SET EXERCISE:
Provide an exact transcription of all the records.

GIVEN INFORMATION:
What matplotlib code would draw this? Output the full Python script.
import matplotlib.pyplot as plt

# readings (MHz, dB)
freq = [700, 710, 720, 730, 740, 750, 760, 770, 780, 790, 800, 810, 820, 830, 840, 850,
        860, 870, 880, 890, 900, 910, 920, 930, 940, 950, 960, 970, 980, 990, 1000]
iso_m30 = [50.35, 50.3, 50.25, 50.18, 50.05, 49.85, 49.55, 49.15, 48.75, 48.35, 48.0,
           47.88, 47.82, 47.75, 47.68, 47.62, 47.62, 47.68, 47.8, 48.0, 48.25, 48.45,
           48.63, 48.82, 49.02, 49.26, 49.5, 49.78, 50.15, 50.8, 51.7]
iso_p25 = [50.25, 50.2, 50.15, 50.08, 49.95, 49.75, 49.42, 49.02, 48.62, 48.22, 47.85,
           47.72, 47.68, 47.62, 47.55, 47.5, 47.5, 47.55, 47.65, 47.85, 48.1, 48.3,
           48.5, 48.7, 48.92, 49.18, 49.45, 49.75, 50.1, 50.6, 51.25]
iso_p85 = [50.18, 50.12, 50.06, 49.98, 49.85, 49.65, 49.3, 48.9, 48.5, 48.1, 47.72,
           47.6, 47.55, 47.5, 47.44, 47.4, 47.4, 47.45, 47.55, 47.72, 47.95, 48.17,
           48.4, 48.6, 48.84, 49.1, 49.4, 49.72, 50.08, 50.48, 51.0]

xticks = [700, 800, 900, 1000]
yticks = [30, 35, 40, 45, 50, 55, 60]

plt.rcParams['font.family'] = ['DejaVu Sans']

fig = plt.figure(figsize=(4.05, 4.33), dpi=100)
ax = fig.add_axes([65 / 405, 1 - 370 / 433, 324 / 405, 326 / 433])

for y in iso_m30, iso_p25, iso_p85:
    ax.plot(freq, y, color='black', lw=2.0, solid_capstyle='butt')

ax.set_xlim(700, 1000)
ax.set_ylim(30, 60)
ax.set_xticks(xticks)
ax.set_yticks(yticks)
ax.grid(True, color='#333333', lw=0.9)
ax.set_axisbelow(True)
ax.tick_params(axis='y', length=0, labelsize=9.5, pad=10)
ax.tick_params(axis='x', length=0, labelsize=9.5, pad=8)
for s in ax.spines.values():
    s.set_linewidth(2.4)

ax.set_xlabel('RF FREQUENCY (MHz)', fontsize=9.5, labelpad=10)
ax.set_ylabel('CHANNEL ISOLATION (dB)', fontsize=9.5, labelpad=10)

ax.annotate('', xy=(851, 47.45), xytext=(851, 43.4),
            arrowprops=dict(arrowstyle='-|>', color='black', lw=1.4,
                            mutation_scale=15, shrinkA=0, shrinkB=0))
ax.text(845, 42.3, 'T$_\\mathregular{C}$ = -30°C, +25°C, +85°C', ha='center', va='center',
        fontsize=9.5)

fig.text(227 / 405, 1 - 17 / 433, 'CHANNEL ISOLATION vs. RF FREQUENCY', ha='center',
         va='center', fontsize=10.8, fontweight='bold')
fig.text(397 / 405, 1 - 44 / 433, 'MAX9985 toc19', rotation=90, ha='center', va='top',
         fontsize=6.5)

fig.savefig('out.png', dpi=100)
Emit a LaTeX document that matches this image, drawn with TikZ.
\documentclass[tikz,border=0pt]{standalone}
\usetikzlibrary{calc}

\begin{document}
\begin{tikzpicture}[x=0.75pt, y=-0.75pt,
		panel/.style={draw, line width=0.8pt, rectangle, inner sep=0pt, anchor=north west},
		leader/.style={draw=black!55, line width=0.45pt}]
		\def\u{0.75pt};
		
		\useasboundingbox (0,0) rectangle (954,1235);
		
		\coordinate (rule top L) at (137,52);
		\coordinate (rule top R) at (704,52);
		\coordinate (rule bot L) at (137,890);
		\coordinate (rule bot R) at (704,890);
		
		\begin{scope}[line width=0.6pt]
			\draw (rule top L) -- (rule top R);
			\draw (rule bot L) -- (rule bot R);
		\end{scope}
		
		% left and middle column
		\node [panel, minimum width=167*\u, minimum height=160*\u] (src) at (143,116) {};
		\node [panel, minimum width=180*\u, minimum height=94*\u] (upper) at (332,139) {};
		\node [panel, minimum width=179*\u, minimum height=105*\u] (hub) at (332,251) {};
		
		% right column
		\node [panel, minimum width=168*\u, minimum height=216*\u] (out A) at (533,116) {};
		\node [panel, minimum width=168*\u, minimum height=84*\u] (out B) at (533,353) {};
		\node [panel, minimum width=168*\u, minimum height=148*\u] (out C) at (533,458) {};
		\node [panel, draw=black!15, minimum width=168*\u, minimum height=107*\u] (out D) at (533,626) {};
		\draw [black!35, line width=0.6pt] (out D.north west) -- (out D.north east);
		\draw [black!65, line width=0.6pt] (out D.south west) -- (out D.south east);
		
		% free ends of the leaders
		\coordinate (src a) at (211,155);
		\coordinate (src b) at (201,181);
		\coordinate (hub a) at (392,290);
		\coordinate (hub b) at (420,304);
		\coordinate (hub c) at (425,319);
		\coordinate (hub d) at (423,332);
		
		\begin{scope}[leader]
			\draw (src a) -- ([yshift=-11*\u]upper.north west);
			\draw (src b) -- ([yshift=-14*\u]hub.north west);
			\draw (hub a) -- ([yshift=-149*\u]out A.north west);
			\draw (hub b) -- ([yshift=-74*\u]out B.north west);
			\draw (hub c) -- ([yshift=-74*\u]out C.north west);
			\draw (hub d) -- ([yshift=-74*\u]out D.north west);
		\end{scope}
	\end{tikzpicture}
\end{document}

COMPLETE OUTPUT:
What matplotlib code would draw this? Output the full Python script.
import matplotlib.pyplot as plt

# readings (MHz, dB)
freq = [700, 710, 720, 730, 740, 750, 760, 770, 780, 790, 800, 810, 820, 830, 840, 850,
        860, 870, 880, 890, 900, 910, 920, 930, 940, 950, 960, 970, 980, 990, 1000]
iso_m30 = [50.35, 50.3, 50.25, 50.18, 50.05, 49.85, 49.55, 49.15, 48.75, 48.35, 48.0,
           47.88, 47.82, 47.75, 47.68, 47.62, 47.62, 47.68, 47.8, 48.0, 48.25, 48.45,
           48.63, 48.82, 49.02, 49.26, 49.5, 49.78, 50.15, 50.8, 51.7]
iso_p25 = [50.25, 50.2, 50.15, 50.08, 49.95, 49.75, 49.42, 49.02, 48.62, 48.22, 47.85,
           47.72, 47.68, 47.62, 47.55, 47.5, 47.5, 47.55, 47.65, 47.85, 48.1, 48.3,
           48.5, 48.7, 48.92, 49.18, 49.45, 49.75, 50.1, 50.6, 51.25]
iso_p85 = [50.18, 50.12, 50.06, 49.98, 49.85, 49.65, 49.3, 48.9, 48.5, 48.1, 47.72,
           47.6, 47.55, 47.5, 47.44, 47.4, 47.4, 47.45, 47.55, 47.72, 47.95, 48.17,
           48.4, 48.6, 48.84, 49.1, 49.4, 49.72, 50.08, 50.48, 51.0]

xticks = [700, 800, 900, 1000]
yticks = [30, 35, 40, 45, 50, 55, 60]

plt.rcParams['font.family'] = ['DejaVu Sans']

fig = plt.figure(figsize=(4.05, 4.33), dpi=100)
ax = fig.add_axes([65 / 405, 1 - 370 / 433, 324 / 405, 326 / 433])

for y in iso_m30, iso_p25, iso_p85:
    ax.plot(freq, y, color='black', lw=2.0, solid_capstyle='butt')

ax.set_xlim(700, 1000)
ax.set_ylim(30, 60)
ax.set_xticks(xticks)
ax.set_yticks(yticks)
ax.grid(True, color='#333333', lw=0.9)
ax.set_axisbelow(True)
ax.tick_params(axis='y', length=0, labelsize=9.5, pad=10)
ax.tick_params(axis='x', length=0, labelsize=9.5, pad=8)
for s in ax.spines.values():
    s.set_linewidth(2.4)

ax.set_xlabel('RF FREQUENCY (MHz)', fontsize=9.5, labelpad=10)
ax.set_ylabel('CHANNEL ISOLATION (dB)', fontsize=9.5, labelpad=10)

ax.annotate('', xy=(851, 47.45), xytext=(851, 43.4),
            arrowprops=dict(arrowstyle='-|>', color='black', lw=1.4,
                            mutation_scale=15, shrinkA=0, shrinkB=0))
ax.text(845, 42.3, 'T$_\\mathregular{C}$ = -30°C, +25°C, +85°C', ha='center', va='center',
        fontsize=9.5)

fig.text(227 / 405, 1 - 17 / 433, 'CHANNEL ISOLATION vs. RF FREQUENCY', ha='center',
         va='center', fontsize=10.8, fontweight='bold')
fig.text(397 / 405, 1 - 44 / 433, 'MAX9985 toc19', rotation=90, ha='center', va='top',
         fontsize=6.5)

fig.savefig('out.png', dpi=100)
Emit a LaTeX document that matches this image, drawn with TikZ.
\documentclass[tikz,border=0pt]{standalone}
\usetikzlibrary{calc}

\begin{document}
\begin{tikzpicture}[x=0.75pt, y=-0.75pt,
		panel/.style={draw, line width=0.8pt, rectangle, inner sep=0pt, anchor=north west},
		leader/.style={draw=black!55, line width=0.45pt}]
		\def\u{0.75pt};
		
		\useasboundingbox (0,0) rectangle (954,1235);
		
		\coordinate (rule top L) at (137,52);
		\coordinate (rule top R) at (704,52);
		\coordinate (rule bot L) at (137,890);
		\coordinate (rule bot R) at (704,890);
		
		\begin{scope}[line width=0.6pt]
			\draw (rule top L) -- (rule top R);
			\draw (rule bot L) -- (rule bot R);
		\end{scope}
		
		% left and middle column
		\node [panel, minimum width=167*\u, minimum height=160*\u] (src) at (143,116) {};
		\node [panel, minimum width=180*\u, minimum height=94*\u] (upper) at (332,139) {};
		\node [panel, minimum width=179*\u, minimum height=105*\u] (hub) at (332,251) {};
		
		% right column
		\node [panel, minimum width=168*\u, minimum height=216*\u] (out A) at (533,116) {};
		\node [panel, minimum width=168*\u, minimum height=84*\u] (out B) at (533,353) {};
		\node [panel, minimum width=168*\u, minimum height=148*\u] (out C) at (533,458) {};
		\node [panel, draw=black!15, minimum width=168*\u, minimum height=107*\u] (out D) at (533,626) {};
		\draw [black!35, line width=0.6pt] (out D.north west) -- (out D.north east);
		\draw [black!65, line width=0.6pt] (out D.south west) -- (out D.south east);
		
		% free ends of the leaders
		\coordinate (src a) at (211,155);
		\coordinate (src b) at (201,181);
		\coordinate (hub a) at (392,290);
		\coordinate (hub b) at (420,304);
		\coordinate (hub c) at (425,319);
		\coordinate (hub d) at (423,332);
		
		\begin{scope}[leader]
			\draw (src a) -- ([yshift=-11*\u]upper.north west);
			\draw (src b) -- ([yshift=-14*\u]hub.north west);
			\draw (hub a) -- ([yshift=-149*\u]out A.north west);
			\draw (hub b) -- ([yshift=-74*\u]out B.north west);
			\draw (hub c) -- ([yshift=-74*\u]out C.north west);
			\draw (hub d) -- ([yshift=-74*\u]out D.north west);
		\end{scope}
	\end{tikzpicture}
\end{document}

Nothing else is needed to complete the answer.